- Born: February 6, 1842 Isle of Man
- Died: December 30, 1916 (aged 74)
- Buried: Leavenworth National Cemetery, Leavenworth, Kansas
- Allegiance: United States of America
- Branch: United States Army
- Rank: Sergeant
- Unit: Company G, 41st Ohio Volunteer Infantry Regiment
- Conflicts: Battle of Nashville American Civil War
- Awards: Medal of Honor

= William Garrett (Medal of Honor) =

American soldier (1842–1916)

William Garrett (February 6, 1842 – December 30, 1916) was a Manx-born American soldier who fought in the American Civil War. Garrett received his country's highest award for bravery during combat, the Medal of Honor. Garrett's medal was won for his actions in the Battle of Nashville in Nashville, Tennessee, on December 16, 1864. He was honored with the award on February 24, 1865.

Garrett was born on the Isle of Man, entered service in Chardon, Ohio, and was buried in Leavenworth National Cemetery.

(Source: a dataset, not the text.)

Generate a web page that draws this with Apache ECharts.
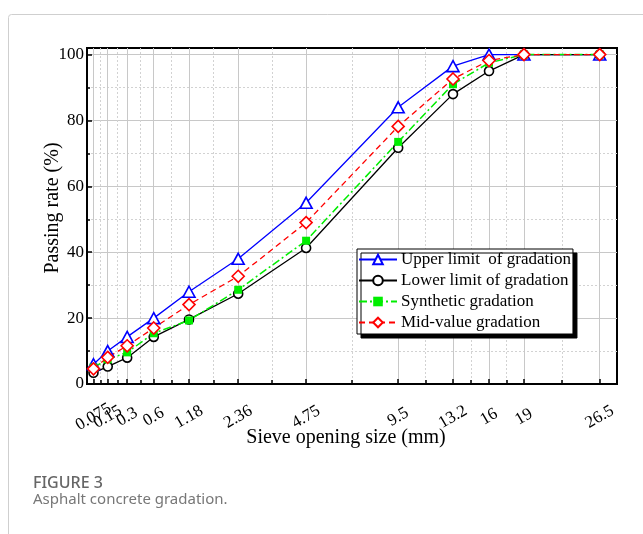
<!DOCTYPE html>
<html>
<head>
<meta charset="utf-8">
<title>Asphalt concrete gradation</title>
<script src="https://cdn.jsdelivr.net/npm/echarts@6/dist/echarts.min.js"></script>
<style>
    html, body { margin: 0; padding: 0; background: #fff; }
    #chart { width: 643px; height: 534px; }
</style>
</head>
<body>
<div id="chart"></div>
<script>
    // 筛孔尺寸 (mm)
    var sieveSizes = [0.075, 0.15, 0.3, 0.6, 1.18, 2.36, 4.75, 9.5, 13.2, 16, 19, 26.5];
    var sieveLabels = ['0.075', '0.15', '0.3', '0.6', '1.18', '2.36', '4.75', '9.5', '13.2', '16', '19', '26.5'];
    // 通过率 (%)
    var upperLimit = [6, 10, 14.3, 20, 28, 38, 55, 84, 96.5, 100, 100, 100];
    var lowerLimit = [3.4, 5.3, 8, 14.3, 19.6, 27.4, 41.3, 71.7, 88, 95, 100, 100];
    var synthetic = [5, 7.5, 9.6, 15.4, 19.3, 28.6, 43.5, 73.5, 91, 97.5, 100, 100];
    var midValue = [4.6, 8.1, 11.6, 17, 24.1, 32.7, 49, 78.2, 92.6, 98.2, 100, 100];
    // 纵轴刻度
    var yMajorTicks = [0, 20, 40, 60, 80, 100];
    var yMinorTicks = [10, 30, 50, 70, 90];

    // 横轴是 0.45 次方坐标 (级配曲线)
    var POW = 0.45;
    function px(d) {
        return Math.pow(d, POW);
    }
    var xMin = px(0.05);
    var xMax = px(28.4);
    var xMajor = sieveSizes.map(px);
    // 次刻度取相邻主刻度中点
    var xMinor = [];
    for (var i = 0; i < xMajor.length - 1; i++) {
        xMinor.push((xMajor[i] + xMajor[i + 1]) / 2);
    }
    // 标签分两组放在两根轴上, 避免相邻标签被自动隐藏
    var xLabelsEven = xMajor.filter(function (v, k) { return k % 2 === 0; });
    var xLabelsOdd = xMajor.filter(function (v, k) { return k % 2 === 1; });

    function pairs(values) {
        return sieveSizes.map(function (d, i) {
            return [px(d), values[i]];
        });
    }

    var serif = '"Liberation Serif", "Times New Roman", serif';
    var majorLine = { show: true, lineStyle: { color: '#c8c8c8', width: 1, type: 'solid' } };
    var minorLine = { show: true, lineStyle: { color: '#d2d2d2', width: 1, type: [2, 2] } };

    function xLabel(values) {
        return {
            show: true,
            customValues: values,
            rotate: 30,
            margin: 33,
            align: 'center',
            verticalAlign: 'middle',
            hideOverlap: false,
            fontFamily: serif,
            fontSize: 17,
            color: '#000',
            formatter: function (v) {
                for (var k = 0; k < xMajor.length; k++) {
                    if (Math.abs(xMajor[k] - v) < 1e-6) return sieveLabels[k];
                }
                return '';
            }
        };
    }

    var mychart = echarts.init(document.getElementById('chart'), null, { renderer: 'canvas' });
    var option = {
        animation: false,
        backgroundColor: '#fff',
        grid: {
            left: 87,
            top: 48,
            right: 26,
            bottom: 150,
            show: true,
            borderColor: '#000',
            borderWidth: 2,
            backgroundColor: 'transparent'
        },
        xAxis: [{
            type: 'value',
            min: xMin,
            max: xMax,
            position: 'bottom',
            name: 'Sieve opening size (mm)',
            nameLocation: 'middle',
            nameGap: 44,
            nameMoveOverlap: false,
            nameTextStyle: { fontFamily: serif, fontSize: 20, color: '#000', padding: [0, 12, 0, 0] },
            axisLine: { show: true, onZero: false, lineStyle: { color: '#000', width: 2 } },
            axisTick: { show: true, inside: true, length: 5, customValues: xMajor, lineStyle: { color: '#000', width: 1.5 } },
            axisLabel: xLabel(xLabelsEven),
            splitLine: majorLine
        }, {
            type: 'value',
            min: xMin,
            max: xMax,
            position: 'bottom',
            axisLine: { show: false },
            axisTick: { show: true, inside: true, length: 4, customValues: xMinor, lineStyle: { color: '#000', width: 1.5 } },
            axisLabel: xLabel(xLabelsOdd),
            splitLine: minorLine
        }],
        yAxis: [{
            type: 'value',
            min: 0,
            max: 102,
            position: 'left',
            name: 'Passing rate (%)',
            nameLocation: 'middle',
            nameGap: 24,
            nameMoveOverlap: false,
            nameTextStyle: { fontFamily: serif, fontSize: 20, color: '#000', padding: [0, 0, 0, 16] },
            axisLine: { show: true, onZero: false, lineStyle: { color: '#000', width: 2 } },
            axisTick: { show: true, inside: true, length: 5, customValues: yMajorTicks, lineStyle: { color: '#000', width: 1.5 } },
            axisLabel: { show: true, customValues: yMajorTicks, margin: 3, fontFamily: serif, fontSize: 17, color: '#000' },
            splitLine: majorLine
        }, {
            type: 'value',
            min: 0,
            max: 102,
            position: 'left',
            axisLine: { show: false },
            axisTick: { show: true, inside: true, length: 3, customValues: yMinorTicks, lineStyle: { color: '#000', width: 1.5 } },
            axisLabel: { show: false },
            splitLine: minorLine
        }],
        legend: {
            orient: 'vertical',
            left: 357,
            top: 249,
            itemWidth: 38,
            itemHeight: 12,
            itemGap: 4,
            padding: [2, 2, 3, 1],
            backgroundColor: '#fff',
            borderColor: '#000',
            borderWidth: 1,
            shadowColor: '#000',
            shadowBlur: 0,
            shadowOffsetX: 4,
            shadowOffsetY: 4,
            textStyle: { fontFamily: serif, fontSize: 17, color: '#000', padding: [0, 0, 0, -1] },
            data: ['Upper limit  of gradation', 'Lower limit of gradation', 'Synthetic gradation', 'Mid-value gradation']
        },
        series: [{
            name: 'Upper limit  of gradation',
            type: 'line',
            xAxisIndex: 0,
            yAxisIndex: 0,
            data: pairs(upperLimit),
            symbol: 'triangle',
            symbolSize: [12, 11],
            lineStyle: { color: '#0000ff', width: 1.3, type: 'solid' },
            itemStyle: { color: '#fff', borderColor: '#0000ff', borderWidth: 1.6 }
        }, {
            name: 'Lower limit of gradation',
            type: 'line',
            xAxisIndex: 0,
            yAxisIndex: 0,
            data: pairs(lowerLimit),
            symbol: 'circle',
            symbolSize: 9,
            lineStyle: { color: '#000', width: 1.3, type: 'solid' },
            itemStyle: { color: '#fff', borderColor: '#000', borderWidth: 1.6 }
        }, {
            name: 'Synthetic gradation',
            type: 'line',
            xAxisIndex: 0,
            yAxisIndex: 0,
            data: pairs(synthetic),
            symbol: 'rect',
            symbolSize: 8,
            lineStyle: { color: '#00ee00', width: 1.5, type: [8, 3, 2, 3] },
            itemStyle: { color: '#00ee00', borderColor: '#00ee00', borderWidth: 0 }
        }, {
            name: 'Mid-value gradation',
            type: 'line',
            xAxisIndex: 0,
            yAxisIndex: 0,
            data: pairs(midValue),
            symbol: 'diamond',
            symbolSize: [12, 12],
            lineStyle: { color: '#ff0000', width: 1.3, type: [6, 4] },
            itemStyle: { color: '#fff', borderColor: '#ff0000', borderWidth: 1.6 }
        }],
        graphic: [{
            type: 'rect',
            silent: true,
            z: -10,
            shape: { x: 8.5, y: 14.5, width: 700, height: 600, r: 3 },
            style: { fill: 'none', stroke: '#cfcfcf', lineWidth: 1 }
        }, {
            type: 'text',
            left: 33,
            top: 475,
            style: { text: 'FIGURE 3', fontFamily: '"Noto Sans", sans-serif', fontSize: 16, fontWeight: 500, fill: '#666' }
        }, {
            type: 'text',
            left: 33,
            top: 492,
            style: { text: 'Asphalt concrete gradation.', fontFamily: '"Noto Sans", sans-serif', fontSize: 15, fill: '#777' }
        }]
    };
    mychart.setOption(option);
</script>
</body>
</html>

==Medal of Honor citation==

The President of the United States of America, in the name of Congress, takes pleasure in presenting the Medal of Honor to Sergeant William Garrett, United States Army, for extraordinary heroism on 16 December 1864, while serving with Company G, 41st Ohio Infantry, in action at Nashville, Tennessee. With several companions Sergeant Garrett dashed forward, the first to enter the enemy's works, taking possession of four pieces of artillery and captured the flag of the 13th Mississippi Infantry (Confederate States of America).